**What needs to be done:**
Starting at the first line of the listing below, retype each line up to and including the one that contains "minimum width=198pt] (keypair)". Leave pictures out.

**Raw data:**
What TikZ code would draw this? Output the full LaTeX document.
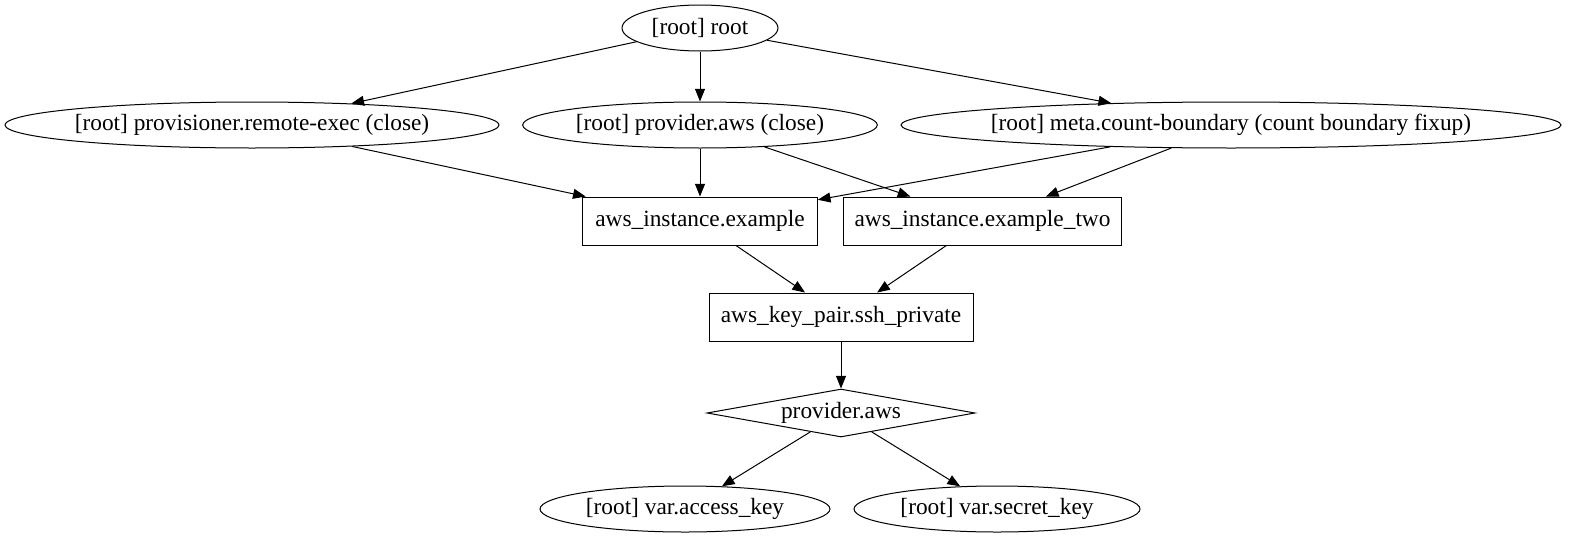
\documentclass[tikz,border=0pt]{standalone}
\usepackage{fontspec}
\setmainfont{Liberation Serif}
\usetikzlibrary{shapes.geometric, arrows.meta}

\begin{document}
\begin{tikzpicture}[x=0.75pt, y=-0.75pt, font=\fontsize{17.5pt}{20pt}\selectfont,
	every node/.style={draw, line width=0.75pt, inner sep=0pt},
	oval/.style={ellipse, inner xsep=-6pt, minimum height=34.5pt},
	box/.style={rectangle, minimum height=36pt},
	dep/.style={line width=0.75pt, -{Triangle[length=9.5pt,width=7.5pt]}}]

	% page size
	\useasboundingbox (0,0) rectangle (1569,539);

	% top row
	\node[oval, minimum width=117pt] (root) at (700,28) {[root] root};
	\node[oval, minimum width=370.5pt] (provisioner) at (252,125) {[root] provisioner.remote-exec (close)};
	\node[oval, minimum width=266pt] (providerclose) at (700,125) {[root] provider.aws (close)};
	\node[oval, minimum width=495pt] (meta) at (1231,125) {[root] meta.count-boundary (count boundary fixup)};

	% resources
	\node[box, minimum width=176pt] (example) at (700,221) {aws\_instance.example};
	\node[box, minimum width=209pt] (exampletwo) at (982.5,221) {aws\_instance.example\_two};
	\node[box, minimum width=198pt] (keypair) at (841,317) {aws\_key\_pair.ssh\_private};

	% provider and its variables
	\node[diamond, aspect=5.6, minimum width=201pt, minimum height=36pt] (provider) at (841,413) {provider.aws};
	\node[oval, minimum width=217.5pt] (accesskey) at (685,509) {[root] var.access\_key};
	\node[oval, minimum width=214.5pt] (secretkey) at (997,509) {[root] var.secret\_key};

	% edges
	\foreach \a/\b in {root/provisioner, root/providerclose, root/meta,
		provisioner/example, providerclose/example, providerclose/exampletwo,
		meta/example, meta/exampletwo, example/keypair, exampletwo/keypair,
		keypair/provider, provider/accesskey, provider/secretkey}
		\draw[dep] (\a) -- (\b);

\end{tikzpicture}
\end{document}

**Reply to the exercise:**
What TikZ code would draw this? Output the full LaTeX document.
\documentclass[tikz,border=0pt]{standalone}
\usepackage{fontspec}
\setmainfont{Liberation Serif}
\usetikzlibrary{shapes.geometric, arrows.meta}

\begin{document}
\begin{tikzpicture}[x=0.75pt, y=-0.75pt, font=\fontsize{17.5pt}{20pt}\selectfont,
	every node/.style={draw, line width=0.75pt, inner sep=0pt},
	oval/.style={ellipse, inner xsep=-6pt, minimum height=34.5pt},
	box/.style={rectangle, minimum height=36pt},
	dep/.style={line width=0.75pt, -{Triangle[length=9.5pt,width=7.5pt]}}]

	% page size
	\useasboundingbox (0,0) rectangle (1569,539);

	% top row
	\node[oval, minimum width=117pt] (root) at (700,28) {[root] root};
	\node[oval, minimum width=370.5pt] (provisioner) at (252,125) {[root] provisioner.remote-exec (close)};
	\node[oval, minimum width=266pt] (providerclose) at (700,125) {[root] provider.aws (close)};
	\node[oval, minimum width=495pt] (meta) at (1231,125) {[root] meta.count-boundary (count boundary fixup)};

	% resources
	\node[box, minimum width=176pt] (example) at (700,221) {aws\_instance.example};
	\node[box, minimum width=209pt] (exampletwo) at (982.5,221) {aws\_instance.example\_two};
	\node[box, minimum width=198pt] (keypair) at (841,317) {aws\_key\_pair.ssh\_private};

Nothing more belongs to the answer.